Purple patch for property syndicates, unlisted funds
The former Lonely Planet building in Melbourne. Photo: Supplied

Purple patch for property syndicates, unlisted funds

Unlisted property funds and syndicates have hit a purple patch, as investors flood into the sector on the hunt for yield.

The swing from small investors into the $125 billion unlisted funds sector is part of a broader shift towards the commercial property sector as investors seek shelter from a low-yielding investment horizon.

On the hunt for return, investors, many of them super funds, have pushed as much as $26 million into the listed property sector in the first half of 2019, joining in one flood of capital raisings as well.

At the other end of the property spectrum, individual investors are switching to commercial property, at the expense of residential, and investing in assets such as off-the-plan strata industrial units, hoping for net returns of between 6 and 7 per cent.

In between are the unlisted funds and syndicates: pooled vehicles which can hold the savings of investors – from as few as 20 to hundreds of people – who stump up anywhere between $10,000 to $250,000 to take part.

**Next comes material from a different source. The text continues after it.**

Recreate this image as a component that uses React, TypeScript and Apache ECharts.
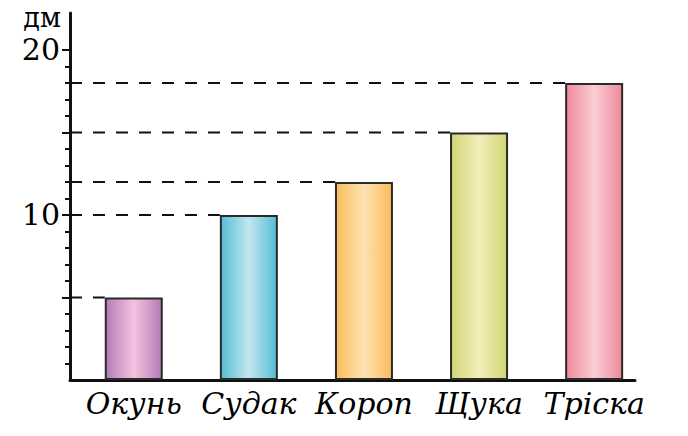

This week The Australian Financial Review has reported on two such syndication platforms. Bayley Stuart Capital will house the new home of property portal Domain in Melbourne’s east.

Investors in that new syndicate could expect a dividend yield of 5 per cent or more while the internal rate of returns, which includes capital growth, could rise higher.

Meanwhile, Planum Partners swooped on the former Lonely Planet headquarters in Melbourne’s inner west for $33.1 million. The deal is forecast to provide investors with year one income distributions in excess of 7 per cent, increasing over the life of the fund.

It’s good news for the sellers of assets too, such as Stockland’s managing director Mark Steinert, who says syndicates are so popular in the current environment they can raise equity within four weeks for assets worth as much as $70 million.

“I don’t think we’ve seen that since the rebound post the 1990 recession,” he said.

“It’s all about interest rates. Investors are finding it very hard to get an adequate return from their bank deposits and so they are very interested in relatively low volatility syndicated commercial real estate exposures that have got good yield.

“If you buy into a syndicate that might have 50 per cent leverage, with debt levels so low, those yields on the syndicates are typically well over 7 per cent, which is quite attractive to a private investor.”

Listed property fund managers, such as Charter Hall and Centuria Capital, are also raking in the harvest through vehicles that offer between 5 per cent and nearly 7 per cent in income distributions.

Steven Bennett, who heads Charter Hall’s direct business and is also president of the Property Funds Association, said there has been a noticeable increase in enquiry from retail investors, including SMSFs.

“This investment trend has been building for a number of years now, first due to declining returns and capital growth in the residential property market and more recently as a result of the record lows in Australian government bond yields and term deposits,” he said.

“It isn’t surprising investors are seeking out higher income from direct property investments.”